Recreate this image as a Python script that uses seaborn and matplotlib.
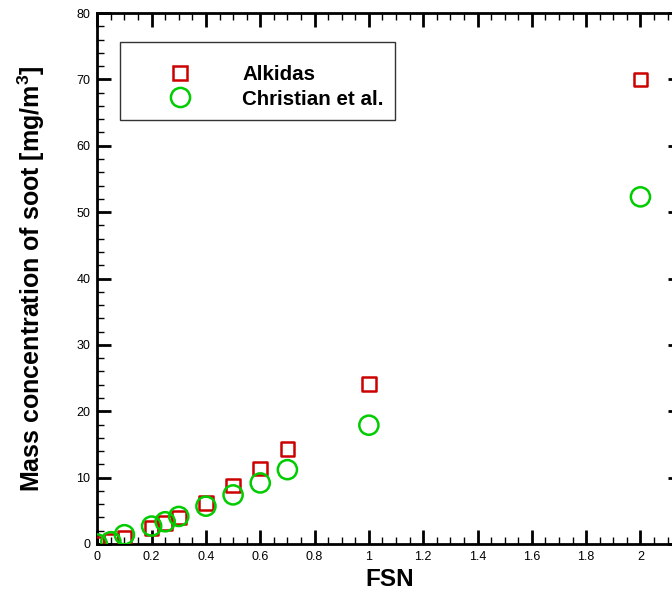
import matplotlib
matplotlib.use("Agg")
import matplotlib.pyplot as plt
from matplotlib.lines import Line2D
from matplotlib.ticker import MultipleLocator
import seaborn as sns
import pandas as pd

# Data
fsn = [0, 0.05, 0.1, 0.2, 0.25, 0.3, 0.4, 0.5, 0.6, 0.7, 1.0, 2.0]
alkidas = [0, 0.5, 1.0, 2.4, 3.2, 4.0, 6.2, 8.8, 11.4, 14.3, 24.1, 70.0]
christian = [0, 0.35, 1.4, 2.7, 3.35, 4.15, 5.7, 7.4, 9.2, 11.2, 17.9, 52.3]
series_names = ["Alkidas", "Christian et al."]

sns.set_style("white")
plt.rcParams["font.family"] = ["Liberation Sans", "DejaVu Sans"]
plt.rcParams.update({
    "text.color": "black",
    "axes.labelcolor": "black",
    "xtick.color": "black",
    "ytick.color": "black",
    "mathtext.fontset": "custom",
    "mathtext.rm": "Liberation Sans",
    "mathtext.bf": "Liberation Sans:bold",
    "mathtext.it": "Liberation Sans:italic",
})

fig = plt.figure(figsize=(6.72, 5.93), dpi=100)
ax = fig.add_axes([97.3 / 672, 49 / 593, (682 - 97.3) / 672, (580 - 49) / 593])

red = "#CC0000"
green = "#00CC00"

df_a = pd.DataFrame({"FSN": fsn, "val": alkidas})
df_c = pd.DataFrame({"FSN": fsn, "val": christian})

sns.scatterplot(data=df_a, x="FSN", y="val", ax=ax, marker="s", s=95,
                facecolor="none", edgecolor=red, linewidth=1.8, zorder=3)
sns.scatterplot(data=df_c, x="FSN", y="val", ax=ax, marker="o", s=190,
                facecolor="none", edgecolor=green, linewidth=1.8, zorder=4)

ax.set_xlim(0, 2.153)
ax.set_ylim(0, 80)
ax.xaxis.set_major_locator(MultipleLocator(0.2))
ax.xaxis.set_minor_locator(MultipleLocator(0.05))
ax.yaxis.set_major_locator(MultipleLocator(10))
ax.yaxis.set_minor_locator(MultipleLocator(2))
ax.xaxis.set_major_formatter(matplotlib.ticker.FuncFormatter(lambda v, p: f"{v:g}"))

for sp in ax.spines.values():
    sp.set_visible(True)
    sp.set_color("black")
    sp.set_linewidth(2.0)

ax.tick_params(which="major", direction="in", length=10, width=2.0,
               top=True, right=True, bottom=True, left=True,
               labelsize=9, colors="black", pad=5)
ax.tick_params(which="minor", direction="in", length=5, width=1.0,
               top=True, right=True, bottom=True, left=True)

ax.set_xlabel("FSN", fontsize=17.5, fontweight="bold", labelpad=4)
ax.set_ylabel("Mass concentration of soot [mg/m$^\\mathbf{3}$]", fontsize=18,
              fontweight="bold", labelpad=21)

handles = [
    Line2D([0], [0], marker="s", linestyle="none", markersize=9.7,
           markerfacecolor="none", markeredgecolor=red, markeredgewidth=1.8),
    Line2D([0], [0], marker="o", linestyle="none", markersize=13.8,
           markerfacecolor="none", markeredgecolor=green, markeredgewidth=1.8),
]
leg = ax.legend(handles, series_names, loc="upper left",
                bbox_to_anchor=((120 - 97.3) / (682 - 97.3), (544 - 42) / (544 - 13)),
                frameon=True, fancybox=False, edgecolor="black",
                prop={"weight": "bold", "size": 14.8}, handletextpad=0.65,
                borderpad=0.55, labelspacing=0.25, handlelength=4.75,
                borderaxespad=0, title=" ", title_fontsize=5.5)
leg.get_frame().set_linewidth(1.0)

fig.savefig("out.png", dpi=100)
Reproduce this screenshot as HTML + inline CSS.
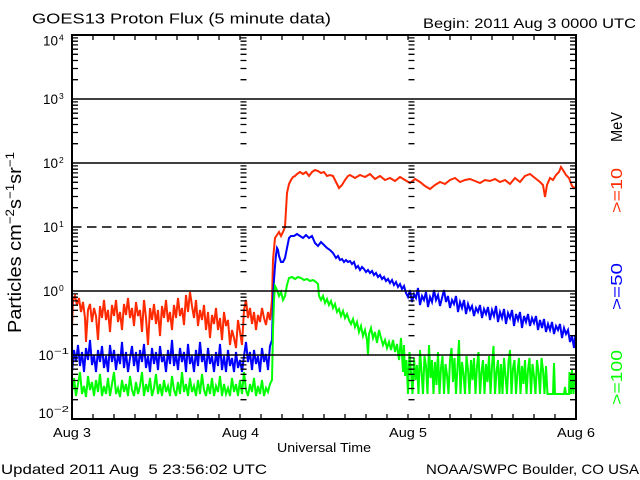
★ ★ ★
Exercise details — Copy the records exactly. Skip the pictures.

The reply —
Recreate this image as a Python script that uses seaborn and matplotlib.
import matplotlib
matplotlib.use("Agg")
import matplotlib.pyplot as plt
from matplotlib.lines import Line2D
from matplotlib.ticker import MultipleLocator
import seaborn as sns
import pandas as pd

# Data
fsn = [0, 0.05, 0.1, 0.2, 0.25, 0.3, 0.4, 0.5, 0.6, 0.7, 1.0, 2.0]
alkidas = [0, 0.5, 1.0, 2.4, 3.2, 4.0, 6.2, 8.8, 11.4, 14.3, 24.1, 70.0]
christian = [0, 0.35, 1.4, 2.7, 3.35, 4.15, 5.7, 7.4, 9.2, 11.2, 17.9, 52.3]
series_names = ["Alkidas", "Christian et al."]

sns.set_style("white")
plt.rcParams["font.family"] = ["Liberation Sans", "DejaVu Sans"]
plt.rcParams.update({
    "text.color": "black",
    "axes.labelcolor": "black",
    "xtick.color": "black",
    "ytick.color": "black",
    "mathtext.fontset": "custom",
    "mathtext.rm": "Liberation Sans",
    "mathtext.bf": "Liberation Sans:bold",
    "mathtext.it": "Liberation Sans:italic",
})

fig = plt.figure(figsize=(6.72, 5.93), dpi=100)
ax = fig.add_axes([97.3 / 672, 49 / 593, (682 - 97.3) / 672, (580 - 49) / 593])

red = "#CC0000"
green = "#00CC00"

df_a = pd.DataFrame({"FSN": fsn, "val": alkidas})
df_c = pd.DataFrame({"FSN": fsn, "val": christian})

sns.scatterplot(data=df_a, x="FSN", y="val", ax=ax, marker="s", s=95,
                facecolor="none", edgecolor=red, linewidth=1.8, zorder=3)
sns.scatterplot(data=df_c, x="FSN", y="val", ax=ax, marker="o", s=190,
                facecolor="none", edgecolor=green, linewidth=1.8, zorder=4)

ax.set_xlim(0, 2.153)
ax.set_ylim(0, 80)
ax.xaxis.set_major_locator(MultipleLocator(0.2))
ax.xaxis.set_minor_locator(MultipleLocator(0.05))
ax.yaxis.set_major_locator(MultipleLocator(10))
ax.yaxis.set_minor_locator(MultipleLocator(2))
ax.xaxis.set_major_formatter(matplotlib.ticker.FuncFormatter(lambda v, p: f"{v:g}"))

for sp in ax.spines.values():
    sp.set_visible(True)
    sp.set_color("black")
    sp.set_linewidth(2.0)

ax.tick_params(which="major", direction="in", length=10, width=2.0,
               top=True, right=True, bottom=True, left=True,
               labelsize=9, colors="black", pad=5)
ax.tick_params(which="minor", direction="in", length=5, width=1.0,
               top=True, right=True, bottom=True, left=True)

ax.set_xlabel("FSN", fontsize=17.5, fontweight="bold", labelpad=4)
ax.set_ylabel("Mass concentration of soot [mg/m$^\\mathbf{3}$]", fontsize=18,
              fontweight="bold", labelpad=21)

handles = [
    Line2D([0], [0], marker="s", linestyle="none", markersize=9.7,
           markerfacecolor="none", markeredgecolor=red, markeredgewidth=1.8),
    Line2D([0], [0], marker="o", linestyle="none", markersize=13.8,
           markerfacecolor="none", markeredgecolor=green, markeredgewidth=1.8),
]
leg = ax.legend(handles, series_names, loc="upper left",
                bbox_to_anchor=((120 - 97.3) / (682 - 97.3), (544 - 42) / (544 - 13)),
                frameon=True, fancybox=False, edgecolor="black",
                prop={"weight": "bold", "size": 14.8}, handletextpad=0.65,
                borderpad=0.55, labelspacing=0.25, handlelength=4.75,
                borderaxespad=0, title=" ", title_fontsize=5.5)
leg.get_frame().set_linewidth(1.0)

fig.savefig("out.png", dpi=100)
Reproduce this screenshot as HTML + inline CSS.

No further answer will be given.